Vous avez raison. Que ce soit pour la radicalisation, que ce soit... ce sont des personnes plus vulnérables. Mais, pour M., Mme Tout-le-monde, on a quand même besoin d'avoir cette information, quand même, même si on n'est pas vulnérable, parce que ça fait partie de nos vies, maintenant. Et ça, ce n'est pas là, vous ne l'avez pas, tu sais. Et c'est à petites gouttes qu'on peut la distribuer.

Je suis allée aussi au ministère de la Santé, ça fait longtemps, puis ça, je voulais le donner, je voulais le donner. Et en ce moment, ce livre-là, bien, c'est une maison d'édition qui m'ont offert de l'écrire, parce qu'il y avait trop de demandes des parents. Moi, je leur ai donné l'information.

Mme Weil : Et, pour l'instant, donc, il n'y a pas d'intervenant comme vous, là, dans les écoles? Ils sont...
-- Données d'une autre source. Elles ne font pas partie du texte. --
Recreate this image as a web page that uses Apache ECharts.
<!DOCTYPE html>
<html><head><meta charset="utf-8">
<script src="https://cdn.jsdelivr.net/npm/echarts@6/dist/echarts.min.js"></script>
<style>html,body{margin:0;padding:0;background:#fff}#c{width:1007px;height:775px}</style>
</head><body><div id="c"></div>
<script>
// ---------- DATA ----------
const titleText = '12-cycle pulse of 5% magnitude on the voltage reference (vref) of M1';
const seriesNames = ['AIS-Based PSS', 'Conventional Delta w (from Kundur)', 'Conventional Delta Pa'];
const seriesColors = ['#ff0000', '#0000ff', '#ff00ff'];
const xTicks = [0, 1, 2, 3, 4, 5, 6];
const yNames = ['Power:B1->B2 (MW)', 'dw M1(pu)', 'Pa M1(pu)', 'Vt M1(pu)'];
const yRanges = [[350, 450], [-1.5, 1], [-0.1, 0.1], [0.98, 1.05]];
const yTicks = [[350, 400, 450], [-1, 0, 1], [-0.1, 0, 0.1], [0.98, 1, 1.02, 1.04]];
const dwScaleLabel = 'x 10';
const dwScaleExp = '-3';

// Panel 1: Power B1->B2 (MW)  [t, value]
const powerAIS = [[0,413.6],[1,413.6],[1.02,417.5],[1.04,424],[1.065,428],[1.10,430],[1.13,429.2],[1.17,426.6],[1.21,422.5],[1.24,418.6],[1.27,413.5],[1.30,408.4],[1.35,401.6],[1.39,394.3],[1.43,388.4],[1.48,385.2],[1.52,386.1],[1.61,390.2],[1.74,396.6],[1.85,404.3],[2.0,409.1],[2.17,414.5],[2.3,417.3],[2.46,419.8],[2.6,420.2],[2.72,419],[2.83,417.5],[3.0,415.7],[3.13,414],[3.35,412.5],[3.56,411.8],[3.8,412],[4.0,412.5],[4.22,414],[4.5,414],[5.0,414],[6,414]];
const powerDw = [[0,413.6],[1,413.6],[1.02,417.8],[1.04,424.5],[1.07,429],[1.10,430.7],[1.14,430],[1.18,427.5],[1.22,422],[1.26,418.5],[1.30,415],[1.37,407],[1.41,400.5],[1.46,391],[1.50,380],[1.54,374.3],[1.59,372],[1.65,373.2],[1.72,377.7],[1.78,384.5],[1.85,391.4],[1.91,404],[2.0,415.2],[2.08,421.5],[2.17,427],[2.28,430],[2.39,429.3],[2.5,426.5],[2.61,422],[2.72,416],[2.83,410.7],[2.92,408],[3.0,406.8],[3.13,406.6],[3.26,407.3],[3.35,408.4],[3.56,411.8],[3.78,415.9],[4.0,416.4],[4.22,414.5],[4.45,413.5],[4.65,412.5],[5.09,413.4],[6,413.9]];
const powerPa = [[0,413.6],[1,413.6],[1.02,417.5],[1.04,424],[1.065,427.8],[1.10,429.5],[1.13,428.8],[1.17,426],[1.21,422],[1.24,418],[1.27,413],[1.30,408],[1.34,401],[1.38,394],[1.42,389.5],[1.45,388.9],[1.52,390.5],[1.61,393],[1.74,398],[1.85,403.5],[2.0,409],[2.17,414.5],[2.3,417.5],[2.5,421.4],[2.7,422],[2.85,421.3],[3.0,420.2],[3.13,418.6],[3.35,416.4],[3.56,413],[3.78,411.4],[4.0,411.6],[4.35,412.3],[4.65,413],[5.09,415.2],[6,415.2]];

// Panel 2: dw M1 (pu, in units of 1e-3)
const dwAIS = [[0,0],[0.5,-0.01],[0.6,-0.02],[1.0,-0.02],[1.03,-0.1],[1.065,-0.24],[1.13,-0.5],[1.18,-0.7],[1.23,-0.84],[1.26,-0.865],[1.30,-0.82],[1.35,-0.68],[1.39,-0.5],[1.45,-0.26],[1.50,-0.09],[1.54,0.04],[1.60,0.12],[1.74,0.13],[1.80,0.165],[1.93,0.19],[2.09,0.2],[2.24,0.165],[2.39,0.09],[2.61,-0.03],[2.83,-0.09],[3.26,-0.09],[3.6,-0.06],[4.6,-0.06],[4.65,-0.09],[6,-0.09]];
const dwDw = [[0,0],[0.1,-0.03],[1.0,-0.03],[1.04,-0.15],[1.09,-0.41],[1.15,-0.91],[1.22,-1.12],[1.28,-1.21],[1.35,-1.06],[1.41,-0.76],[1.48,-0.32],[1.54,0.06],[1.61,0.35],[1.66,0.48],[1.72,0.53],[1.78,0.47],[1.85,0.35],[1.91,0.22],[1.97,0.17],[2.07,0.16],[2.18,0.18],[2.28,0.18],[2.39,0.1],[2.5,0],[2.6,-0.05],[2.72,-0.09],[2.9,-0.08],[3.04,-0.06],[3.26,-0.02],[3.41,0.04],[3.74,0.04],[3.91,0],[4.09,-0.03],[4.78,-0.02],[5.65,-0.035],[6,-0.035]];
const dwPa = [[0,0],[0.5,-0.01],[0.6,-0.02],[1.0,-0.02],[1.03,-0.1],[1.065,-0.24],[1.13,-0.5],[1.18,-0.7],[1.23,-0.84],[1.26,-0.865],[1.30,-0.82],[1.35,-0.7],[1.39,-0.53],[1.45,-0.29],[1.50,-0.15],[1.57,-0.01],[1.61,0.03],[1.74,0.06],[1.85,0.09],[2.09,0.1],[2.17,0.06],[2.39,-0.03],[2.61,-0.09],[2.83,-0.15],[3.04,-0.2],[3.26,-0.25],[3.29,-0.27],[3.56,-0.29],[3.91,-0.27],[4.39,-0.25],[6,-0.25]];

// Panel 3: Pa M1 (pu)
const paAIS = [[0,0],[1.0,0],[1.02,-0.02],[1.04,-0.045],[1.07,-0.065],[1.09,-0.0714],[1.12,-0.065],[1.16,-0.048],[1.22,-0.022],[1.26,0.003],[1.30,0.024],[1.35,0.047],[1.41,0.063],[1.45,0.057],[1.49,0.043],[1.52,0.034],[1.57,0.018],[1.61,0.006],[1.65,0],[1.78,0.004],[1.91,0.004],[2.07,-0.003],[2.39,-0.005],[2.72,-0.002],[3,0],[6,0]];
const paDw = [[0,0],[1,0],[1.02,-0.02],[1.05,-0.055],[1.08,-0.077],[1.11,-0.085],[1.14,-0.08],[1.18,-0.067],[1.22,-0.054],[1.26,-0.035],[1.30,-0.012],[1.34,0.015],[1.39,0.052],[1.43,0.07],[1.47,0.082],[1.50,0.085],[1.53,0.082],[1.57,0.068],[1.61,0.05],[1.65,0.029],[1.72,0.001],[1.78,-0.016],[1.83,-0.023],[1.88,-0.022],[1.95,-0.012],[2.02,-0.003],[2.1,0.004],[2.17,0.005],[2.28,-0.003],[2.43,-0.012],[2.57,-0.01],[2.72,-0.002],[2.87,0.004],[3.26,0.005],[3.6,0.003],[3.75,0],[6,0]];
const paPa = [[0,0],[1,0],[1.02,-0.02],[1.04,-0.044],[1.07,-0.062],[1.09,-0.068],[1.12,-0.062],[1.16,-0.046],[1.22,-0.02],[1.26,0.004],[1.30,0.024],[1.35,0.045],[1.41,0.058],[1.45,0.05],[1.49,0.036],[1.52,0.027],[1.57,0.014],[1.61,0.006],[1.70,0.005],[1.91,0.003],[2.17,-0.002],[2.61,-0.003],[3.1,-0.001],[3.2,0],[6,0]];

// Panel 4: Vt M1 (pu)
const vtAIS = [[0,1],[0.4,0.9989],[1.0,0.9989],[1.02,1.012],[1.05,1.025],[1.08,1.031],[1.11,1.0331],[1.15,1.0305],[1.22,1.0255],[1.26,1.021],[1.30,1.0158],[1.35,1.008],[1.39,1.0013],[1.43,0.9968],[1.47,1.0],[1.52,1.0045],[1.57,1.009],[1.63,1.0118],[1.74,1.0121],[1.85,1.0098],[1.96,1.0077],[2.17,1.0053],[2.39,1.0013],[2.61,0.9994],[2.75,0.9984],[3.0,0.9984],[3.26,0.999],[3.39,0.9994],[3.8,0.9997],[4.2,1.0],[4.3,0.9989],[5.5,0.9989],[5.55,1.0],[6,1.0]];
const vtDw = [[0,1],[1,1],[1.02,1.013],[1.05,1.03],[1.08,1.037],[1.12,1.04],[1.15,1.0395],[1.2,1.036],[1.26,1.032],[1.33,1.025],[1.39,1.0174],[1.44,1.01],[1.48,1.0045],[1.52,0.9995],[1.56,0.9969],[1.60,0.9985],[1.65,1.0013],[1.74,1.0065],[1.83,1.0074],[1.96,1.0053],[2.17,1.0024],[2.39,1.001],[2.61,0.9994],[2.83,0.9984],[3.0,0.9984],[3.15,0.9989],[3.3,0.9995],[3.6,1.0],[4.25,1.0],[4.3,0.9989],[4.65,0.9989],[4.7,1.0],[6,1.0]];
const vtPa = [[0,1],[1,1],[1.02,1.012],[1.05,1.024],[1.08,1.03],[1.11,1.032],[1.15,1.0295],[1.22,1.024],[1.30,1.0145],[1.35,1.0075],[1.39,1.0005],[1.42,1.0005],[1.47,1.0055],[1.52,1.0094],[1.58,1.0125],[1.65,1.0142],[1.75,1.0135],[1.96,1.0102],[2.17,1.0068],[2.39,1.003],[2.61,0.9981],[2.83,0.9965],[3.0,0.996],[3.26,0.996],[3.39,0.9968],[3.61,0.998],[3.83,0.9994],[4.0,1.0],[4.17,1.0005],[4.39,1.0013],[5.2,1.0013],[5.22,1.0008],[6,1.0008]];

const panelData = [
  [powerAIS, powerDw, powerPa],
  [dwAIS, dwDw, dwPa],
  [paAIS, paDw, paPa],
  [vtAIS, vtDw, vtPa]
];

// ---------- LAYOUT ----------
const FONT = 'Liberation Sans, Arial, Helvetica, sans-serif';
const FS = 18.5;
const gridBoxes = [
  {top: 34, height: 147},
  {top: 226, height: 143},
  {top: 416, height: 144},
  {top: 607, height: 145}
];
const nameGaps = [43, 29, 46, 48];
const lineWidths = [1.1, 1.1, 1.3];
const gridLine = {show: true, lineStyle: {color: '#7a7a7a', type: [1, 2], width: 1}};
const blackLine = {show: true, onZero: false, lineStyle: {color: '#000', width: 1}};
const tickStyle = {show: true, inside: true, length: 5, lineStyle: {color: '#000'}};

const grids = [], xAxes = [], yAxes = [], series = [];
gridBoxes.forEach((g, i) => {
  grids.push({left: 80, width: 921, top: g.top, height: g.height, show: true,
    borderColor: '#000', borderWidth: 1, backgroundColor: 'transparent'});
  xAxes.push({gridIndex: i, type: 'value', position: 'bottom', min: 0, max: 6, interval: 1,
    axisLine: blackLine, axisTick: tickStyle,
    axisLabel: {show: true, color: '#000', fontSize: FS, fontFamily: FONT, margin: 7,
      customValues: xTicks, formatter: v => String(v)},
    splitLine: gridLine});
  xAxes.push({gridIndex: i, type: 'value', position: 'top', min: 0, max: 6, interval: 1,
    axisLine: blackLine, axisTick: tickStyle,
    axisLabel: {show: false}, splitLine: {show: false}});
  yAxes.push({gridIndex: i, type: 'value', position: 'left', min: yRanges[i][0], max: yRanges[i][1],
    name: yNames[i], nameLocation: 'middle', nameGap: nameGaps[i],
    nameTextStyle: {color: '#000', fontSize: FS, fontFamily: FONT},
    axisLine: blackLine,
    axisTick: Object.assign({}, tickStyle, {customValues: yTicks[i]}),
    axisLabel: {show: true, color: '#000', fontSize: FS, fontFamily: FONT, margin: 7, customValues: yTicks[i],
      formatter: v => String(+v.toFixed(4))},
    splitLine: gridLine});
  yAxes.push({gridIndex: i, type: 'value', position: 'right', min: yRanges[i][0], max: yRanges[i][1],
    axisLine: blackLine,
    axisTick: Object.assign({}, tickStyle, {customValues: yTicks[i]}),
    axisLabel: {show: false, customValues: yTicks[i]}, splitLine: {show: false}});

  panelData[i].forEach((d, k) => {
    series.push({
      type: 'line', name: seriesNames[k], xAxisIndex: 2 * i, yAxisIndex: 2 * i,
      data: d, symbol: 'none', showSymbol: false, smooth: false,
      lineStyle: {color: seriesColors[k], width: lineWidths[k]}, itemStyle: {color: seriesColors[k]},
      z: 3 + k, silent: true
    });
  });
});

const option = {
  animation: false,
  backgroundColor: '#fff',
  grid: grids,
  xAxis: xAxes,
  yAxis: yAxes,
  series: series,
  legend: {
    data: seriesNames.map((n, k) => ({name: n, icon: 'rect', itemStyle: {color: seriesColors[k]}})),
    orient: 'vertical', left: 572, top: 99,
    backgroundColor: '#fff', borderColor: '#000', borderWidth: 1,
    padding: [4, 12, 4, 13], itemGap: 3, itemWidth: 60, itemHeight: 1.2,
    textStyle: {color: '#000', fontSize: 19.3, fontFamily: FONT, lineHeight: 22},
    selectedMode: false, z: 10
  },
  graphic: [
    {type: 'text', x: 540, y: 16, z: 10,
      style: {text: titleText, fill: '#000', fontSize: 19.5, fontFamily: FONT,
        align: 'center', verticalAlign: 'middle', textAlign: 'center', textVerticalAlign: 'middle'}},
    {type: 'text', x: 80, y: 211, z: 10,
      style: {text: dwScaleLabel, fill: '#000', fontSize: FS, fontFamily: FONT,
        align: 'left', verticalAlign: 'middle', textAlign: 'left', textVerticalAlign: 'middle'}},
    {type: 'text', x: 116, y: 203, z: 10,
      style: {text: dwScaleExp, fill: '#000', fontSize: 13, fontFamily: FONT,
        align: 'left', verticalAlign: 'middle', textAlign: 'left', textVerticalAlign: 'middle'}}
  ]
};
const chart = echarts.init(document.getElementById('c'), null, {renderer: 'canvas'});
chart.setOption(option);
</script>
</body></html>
Mme Tétreault (Cathy) : Non...

Mme Weil : Non, mais ce que je veux dire, ça ne se fait pas, là, c'est vide?

Mme Tétreault (Cathy) : Oui. Je ne fournis pas.

Mme Weil : Essentiellement, ce que vous recommandez, c'est qu'il y ait, justement...
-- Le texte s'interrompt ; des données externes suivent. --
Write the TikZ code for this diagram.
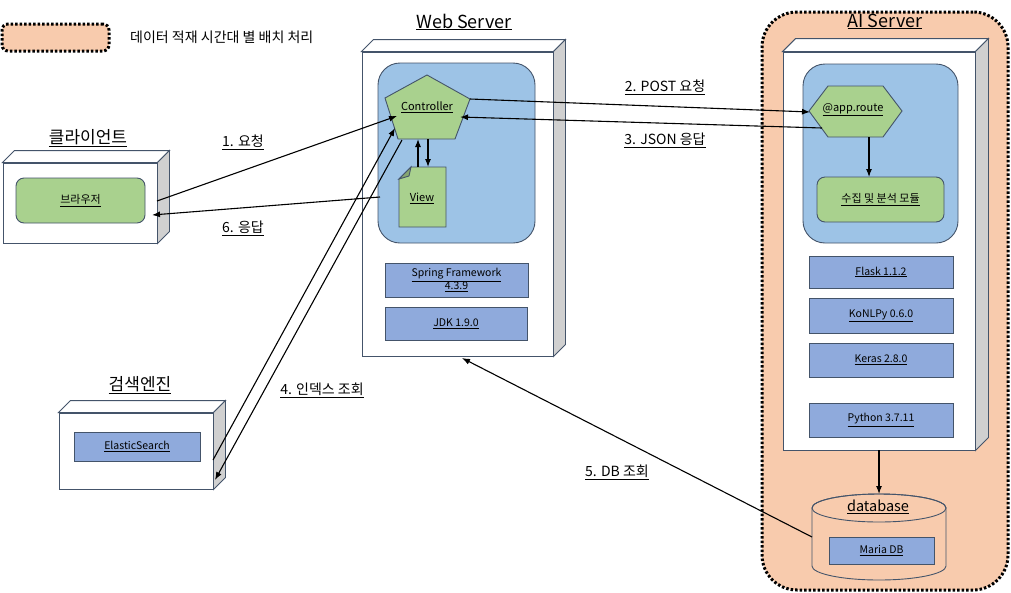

Mme Tétreault (Cathy) : Qu'il y ait de la formation, qu'il y ait une ligne info-parents pour tous les types de comportements à problématique sur le Web, par exemple. On intervient... Dans le fond, ils ont besoin d'avoir une base, ils ont besoin d'avoir des apprentissages, ils ont besoin d'avoir des trucs, puis, comme ça, ils vont voir un peu, évaluer. Puis, si on s'aperçoit que c'est vraiment plus spécifique, comme problématique, on les réfère. Si c'est la cyberdépendance, on les réfère au centre de réadaptation en dépendances. Si c'est la sexualité, on les réfère à des sexologues. Si c'est des victimes, on les réfère à CALACS, CAVAC.
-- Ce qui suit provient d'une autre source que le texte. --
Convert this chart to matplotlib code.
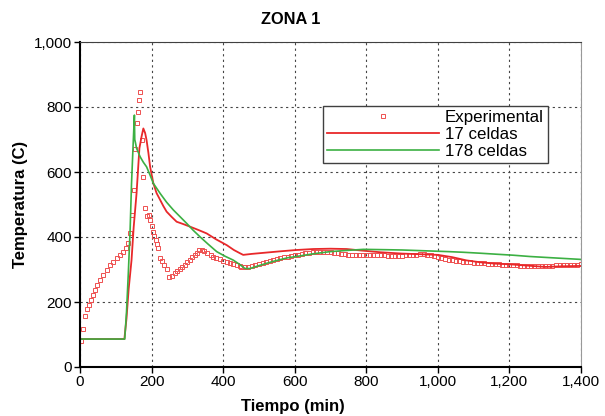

Mais, avant ça, il y a un besoin de services et de savoirs. Et les personnes lesquelles qu'on peut engager au Centre Cyber-aide, c'est nos stagiaires en psychologie qui restent avec nous et qui sont devenues doctorantes mais spécialisées. Mais on ne les a pas tout le temps avec nous. «Doctorantes» veut dire beaucoup occupées. Et les façons qu'on a de financer, aussi, les projets, pour être sûrs d'apporter l'information aux parents, c'est par projets, par appel de projets. Donc, c'est beaucoup, beaucoup de travail pour une petite madame comme moi, vous comprenez?

Et aujourd'hui je me suis dit : Je dois avoir l'écoute parce que je ne sais pas si je vais avoir encore la santé de tenir longtemps pour m'assurer que l'information aille partout. Il faut s'assurer... Je vous le dis, je vous le jure, que cette information-là doit être donnée partout en même temps.

Mme Weil : Merci.

Mme Tétreault (Cathy) : Merci.

Le Président (M. Lafrenière) : Merci beaucoup de votre contribution à nos travaux. Merci de votre exposé.

La commission suspend ses travaux quelques instants, où elle se réunira en séance de travail. Merci beaucoup.